From the listing below, pull out all lines with "this" in them.

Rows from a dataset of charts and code
--------------------------------

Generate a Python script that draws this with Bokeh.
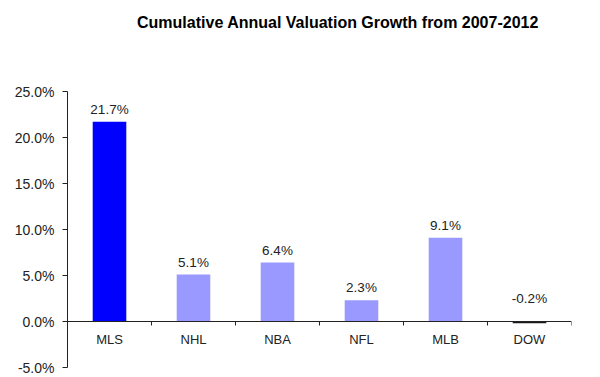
import numpy as np
from bokeh.plotting import figure
from bokeh.models import (ColumnDataSource, LinearAxis, FixedTicker,
                          PrintfTickFormatter, Label)
from bokeh.core.properties import value
from bokeh.embed import file_html
from bokeh.resources import INLINE

categories = ["MLS", "NHL", "NBA", "NFL", "MLB", "DOW"]
growth = [21.7, 5.1, 6.4, 2.3, 9.1, -0.2]
bar_colors = ["#0000FF", "#9999FF", "#9999FF", "#9999FF", "#9999FF", "#1a1a1a"]
labels = ["21.7%", "5.1%", "6.4%", "2.3%", "9.1%", "-0.2%"]
y_ticks = [-5, 0, 5, 10, 15, 20, 25]
title_text = "Cumulative Annual Valuation Growth from 2007-2012"

FONT = "Liberation Sans"

# layout: 9.2 px per percentage point; frame extends to canvas top
PX_PER_UNIT = 9.2
Y_MIN, Y_MAX = -5, 25
TOP_SPACE = 91
y_end = Y_MAX + TOP_SPACE / PX_PER_UNIT

xs = np.arange(len(categories)) + 0.5
vals = np.array(growth)
label_y = np.where(vals >= 0, vals, 1.1)

src = ColumnDataSource(dict(x=xs, top=vals, color=bar_colors, cat=categories,
                            lab=labels, ly=label_y, zero=np.zeros(len(xs))))

p = figure(width=600, height=377, x_range=(0, 6), y_range=(Y_MIN, y_end),
           output_backend="svg", toolbar_location=None, x_axis_type=None,
           min_border_left=67, min_border_right=29, min_border_top=0,
           min_border_bottom=10)
p.outline_line_color = None
p.grid.visible = False
p.background_fill_color = "white"
p.border_fill_color = "white"

p.vbar(x="x", top="top", bottom=0, width=0.4, fill_color="color",
       line_color=None, source=src)

# y axis
ya = p.yaxis[0]
ya.bounds = (Y_MIN, Y_MAX)
ya.ticker = FixedTicker(ticks=y_ticks)
ya.formatter = PrintfTickFormatter(format="%.1f%%")
ya.minor_tick_line_color = None
ya.major_tick_in = 0
ya.major_tick_out = 5
ya.axis_line_color = "#222222"
ya.major_tick_line_color = "#222222"
ya.major_label_text_font = FONT
ya.major_label_text_font_size = "14px"
ya.major_label_text_color = "#222222"
ya.major_label_standoff = 8

# x axis at zero with ticks at category boundaries
bounds = list(range(len(categories) + 1))
xa = LinearAxis(ticker=FixedTicker(ticks=bounds), fixed_location=0)
xa.major_label_overrides = {b: "" for b in bounds}
xa.major_label_standoff = 0
xa.minor_tick_line_color = None
xa.major_tick_in = 0
xa.major_tick_out = 4
xa.axis_line_color = "#222222"
xa.major_tick_line_color = "#222222"
p.add_layout(xa, "below")

# category labels
p.text(x="x", y="zero", text="cat", source=src, text_font=value(FONT),
       text_font_size="13px", text_color="#222222", text_align="center",
       text_baseline="top", y_offset=10)

# value labels
p.text(x="x", y="ly", text="lab", source=src, text_font=value(FONT),
       text_font_size="13.5px", text_color="#222222", text_align="center",
       text_baseline="bottom", y_offset=-5)

# title (data-space position inside the extended frame)
p.add_layout(Label(x=3.22, y=Y_MAX + (TOP_SPACE - 22) / PX_PER_UNIT,
                   text=title_text, text_font=FONT, text_font_size="16px",
                   text_font_style="bold", text_color="#000000",
                   text_align="center", text_baseline="middle"))

open("out.html", "w").write(file_html(p, INLINE))
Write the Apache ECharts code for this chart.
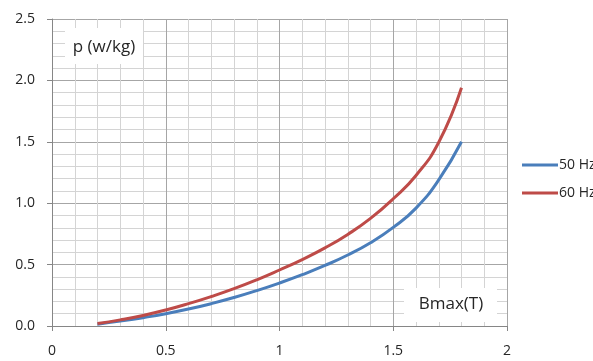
<!DOCTYPE html>
<html>
<head>
<meta charset="utf-8">
<script src="https://cdn.jsdelivr.net/npm/echarts@6/dist/echarts.min.js"></script>
<style>
  html, body { margin: 0; padding: 0; background: #fff; }
  #chart { width: 593px; height: 361px; }
</style>
</head>
<body>
<div id="chart"></div>
<script>
// flux density Bmax (T)
const bmax = [0.2, 0.3, 0.4, 0.5, 0.6, 0.7, 0.8, 0.9, 1.0, 1.1, 1.2, 1.3, 1.4, 1.5, 1.6, 1.7, 1.8];
// core loss p (w/kg)
const loss50 = [0.015, 0.04, 0.068, 0.10, 0.138, 0.182, 0.232, 0.288, 0.35, 0.418, 0.493, 0.578, 0.678, 0.803, 0.96, 1.19, 1.50];
const loss60 = [0.02, 0.05, 0.086, 0.13, 0.182, 0.24, 0.304, 0.376, 0.456, 0.541, 0.636, 0.746, 0.876, 1.036, 1.226, 1.496, 1.94];
const seriesNames = ["50 Hz", "60 Hz"];

const font = "'Open Sans', 'DejaVu Sans', sans-serif";
const textColor = "#262626";

const chart = echarts.init(document.getElementById("chart"));

const pairs = (ys) => bmax.map((x, i) => [x, ys[i]]);

const axisCommon = {
  type: "value",
  interval: 0.5,
  min: 0,
  axisLine: { show: true, lineStyle: { color: "#868686", width: 1 } },
  axisTick: { show: true, length: 5, lineStyle: { color: "#868686" } },
  splitLine: { show: true, lineStyle: { color: "#a6a6a6", width: 1 } },
  minorTick: { show: false, splitNumber: 5 },
  minorSplitLine: { show: true, lineStyle: { color: "#d4d4d4", width: 1 } },
};

const options = {
  animation: false,
  backgroundColor: "#fff",
  grid: {
    left: 52,
    top: 19,
    right: 86,
    bottom: 35,
  },
  xAxis: {
    ...axisCommon,
    max: 2,
    axisLabel: {
      color: textColor,
      fontFamily: font,
      fontSize: 14,
      margin: 18,
      formatter: (v) => String(v),
    },
  },
  yAxis: {
    ...axisCommon,
    max: 2.5,
    axisLabel: {
      color: textColor,
      fontFamily: font,
      fontSize: 14,
      margin: 17,
      formatter: (v) => v.toFixed(1),
    },
  },
  legend: {
    orient: "vertical",
    left: 517,
    top: 153,
    icon: "rect",
    itemWidth: 36,
    itemHeight: 3,
    itemGap: 14,
    data: seriesNames,
    textStyle: { color: textColor, fontFamily: font, fontSize: 14, padding: [0, 0, 0, -4] },
  },
  graphic: [
    {
      type: "rect",
      shape: { x: 65, y: 28, width: 78, height: 36 },
      style: { fill: "#fff" },
      z: 10,
    },
    {
      type: "text",
      x: 104,
      y: 47,
      style: {
        text: "p (w/kg)",
        fill: textColor,
        font: "17px " + font,
        align: "center",
        verticalAlign: "middle",
      },
      z: 11,
    },
    {
      type: "rect",
      shape: { x: 404, y: 288, width: 93, height: 34 },
      style: { fill: "#fff" },
      z: 10,
    },
    {
      type: "text",
      x: 451,
      y: 304,
      style: {
        text: "Bmax(T)",
        fill: textColor,
        font: "17px " + font,
        align: "center",
        verticalAlign: "middle",
      },
      z: 11,
    },
  ],
  series: [
    {
      name: seriesNames[0],
      type: "line",
      smooth: 0.5,
      symbol: "none",
      data: pairs(loss50),
      lineStyle: { color: "#4a7ebb", width: 3 },
      itemStyle: { color: "#4a7ebb" },
      z: 20,
    },
    {
      name: seriesNames[1],
      type: "line",
      smooth: 0.5,
      symbol: "none",
      data: pairs(loss60),
      lineStyle: { color: "#be4b48", width: 3 },
      itemStyle: { color: "#be4b48" },
      z: 21,
    },
  ],
};

chart.setOption(options);
</script>
</body>
</html>
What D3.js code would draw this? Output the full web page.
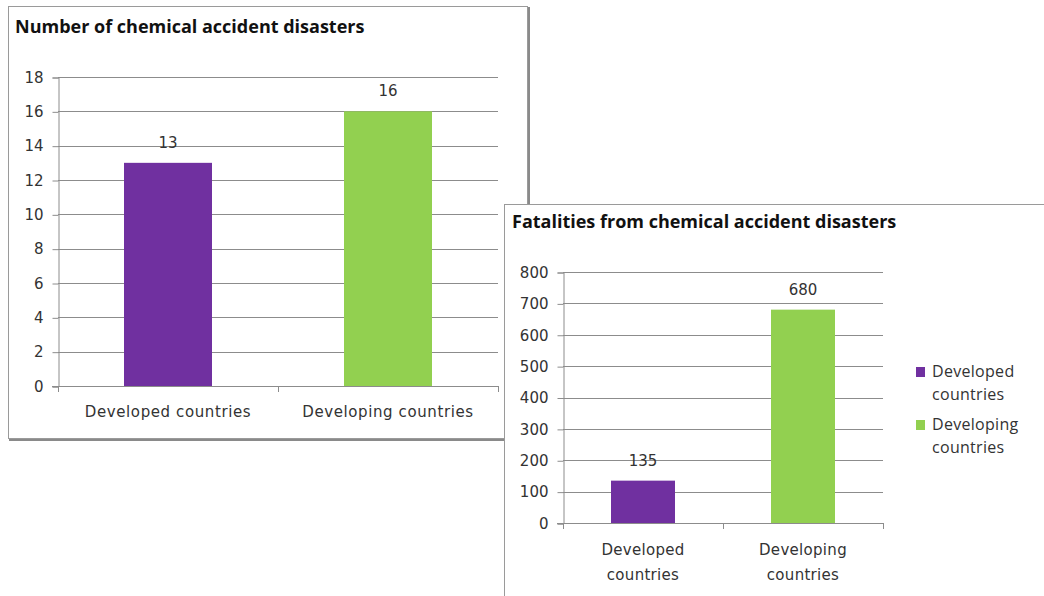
<!DOCTYPE html>
<html>
<head>
<meta charset="utf-8">
<script src="https://cdn.jsdelivr.net/npm/d3@7"></script>
<style>
  body { margin: 0; background: #fff; }
  text { font-family: "DejaVu Sans", sans-serif; }
  .title { font-family: "Open Sans", sans-serif; font-weight: bold; }
</style>
</head>
<body>
<div id="chart"></div>
<script>
var categories = ["Developed countries", "Developing countries"];
var counts = [13, 16];
var fatalities = [135, 680];
var colors = ["#7030a0", "#92d050"];
var countTicks = [0, 2, 4, 6, 8, 10, 12, 14, 16, 18];
var fatalTicks = [0, 100, 200, 300, 400, 500, 600, 700, 800];

var svg = d3.select("#chart").append("svg")
    .attr("width", 1044)
    .attr("height", 596);

function frame(x0, y0, x1, y1) {
  // shadow then box
  svg.append("rect")
    .attr("x", x0 + 1).attr("y", y0 + 1)
    .attr("width", x1 - x0).attr("height", y1 - y0)
    .attr("fill", "#8a8a8a");
  svg.append("rect")
    .attr("x", x0 + 0.5).attr("y", y0 + 0.5)
    .attr("width", x1 - x0 - 2).attr("height", y1 - y0 - 2)
    .attr("fill", "#fff")
    .attr("stroke", "#9a9a9a")
    .attr("stroke-width", 1);
}

function barChart(opt) {
  var g = svg.append("g");
  var x = d3.scaleBand()
      .domain(categories)
      .range([opt.left, opt.right])
      .paddingInner(0.6).paddingOuter(0.3);
  var y = d3.scaleLinear()
      .domain([0, opt.max])
      .range([opt.bottom, opt.top]);

  g.append("text")
    .attr("class", "title")
    .attr("x", opt.titleX).attr("y", opt.titleY)
    .attr("font-size", 18)
    .attr("fill", "#111")
    .text(opt.title);

  // gridlines
  g.selectAll(".grid").data(opt.ticks.slice(1)).enter()
    .append("line")
    .attr("x1", opt.left).attr("x2", opt.right)
    .attr("y1", function(d) { return Math.round(y(d)) + 0.5; })
    .attr("y2", function(d) { return Math.round(y(d)) + 0.5; })
    .attr("stroke", "#8c8c8c");

  var yAxis = d3.axisLeft(y).tickValues(opt.ticks).tickSize(6).tickPadding(9);
  var ya = g.append("g")
    .attr("transform", "translate(" + (opt.left + 0.5) + ",0.5)")
    .call(yAxis);
  ya.select(".domain").attr("stroke", "#8c8c8c");
  ya.selectAll(".tick line").attr("stroke", "#8c8c8c");
  ya.selectAll(".tick text")
    .attr("font-size", 15).attr("fill", "#333")
    .style("font-family", "DejaVu Sans");

  // bars
  g.selectAll(".bar").data(opt.values).enter()
    .append("rect")
    .attr("x", function(d, i) { return x(categories[i]); })
    .attr("y", function(d) { return y(d); })
    .attr("width", x.bandwidth())
    .attr("height", function(d) { return y(0) - y(d); })
    .attr("fill", function(d, i) { return colors[i]; });

  // value labels
  g.selectAll(".val").data(opt.values).enter()
    .append("text")
    .attr("x", function(d, i) { return x(categories[i]) + x.bandwidth() / 2; })
    .attr("y", function(d) { return y(d) - 15; })
    .attr("text-anchor", "middle")
    .attr("font-size", 15).attr("fill", "#333")
    .text(function(d) { return d; });

  // x axis with ticks between categories
  var edges = [opt.left, (opt.left + opt.right) / 2, opt.right];
  g.append("line")
    .attr("x1", opt.left - 6).attr("x2", opt.right)
    .attr("y1", y(0) + 0.5).attr("y2", y(0) + 0.5)
    .attr("stroke", "#8c8c8c");
  g.selectAll(".xt").data(edges).enter()
    .append("line")
    .attr("x1", function(d) { return Math.round(d) + 0.5; })
    .attr("x2", function(d) { return Math.round(d) + 0.5; })
    .attr("y1", y(0)).attr("y2", y(0) + 6)
    .attr("stroke", "#8c8c8c");

  g.selectAll(".xl").data(categories).enter()
    .append("text")
    .attr("x", function(d) { return x(d) + x.bandwidth() / 2; })
    .attr("y", y(0) + opt.labelOffset)
    .attr("text-anchor", "middle")
    .attr("font-size", 15).attr("fill", "#333")
    .attr("letter-spacing", opt.wrap ? 0.3 : 0.6)
    .each(function(d) {
      var lines = opt.wrap ? d.split(" ") : [d];
      var t = d3.select(this);
      lines.forEach(function(l, i) {
        t.append("tspan")
          .attr("x", x(d) + x.bandwidth() / 2)
          .attr("dy", i === 0 ? 0 : 25)
          .text(l);
      });
    });
  return g;
}

frame(8, 6, 529, 440);
barChart({
  title: "Number of chemical accident disasters",
  titleX: 15, titleY: 33,
  left: 58, right: 498, top: 77, bottom: 386,
  max: 18, ticks: countTicks, values: counts,
  labelOffset: 31, wrap: false
});

frame(504, 204, 1050, 602);
barChart({
  title: "Fatalities from chemical accident disasters",
  titleX: 512, titleY: 228,
  left: 563, right: 883, top: 272, bottom: 523,
  max: 800, ticks: fatalTicks, values: fatalities,
  labelOffset: 32, wrap: true
});

// legend
var legend = svg.append("g").attr("transform", "translate(916,367)");
categories.forEach(function(c, i) {
  var row = legend.append("g").attr("transform", "translate(0," + (i * 53) + ")");
  row.append("rect")
    .attr("width", 9).attr("height", 10)
    .attr("fill", colors[i]);
  var words = c.split(" ");
  row.append("text")
    .attr("x", 16).attr("y", 10)
    .attr("font-size", 16).attr("fill", "#333")
    .attr("letter-spacing", 0.3)
    .style("font-family", "'Open Sans', sans-serif")
    .text(words[0]);
  row.append("text")
    .attr("x", 16).attr("y", 33)
    .attr("font-size", 16).attr("fill", "#333")
    .attr("letter-spacing", 0.3)
    .style("font-family", "'Open Sans', sans-serif")
    .text(words[1]);
});
</script>
</body>
</html>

--------------------------------

PROBLEM SOLUTION.
Generate a Python script that draws this with Bokeh.
Write the Apache ECharts code for this chart.
What D3.js code would draw this? Output the full web page.
      var t = d3.select(this);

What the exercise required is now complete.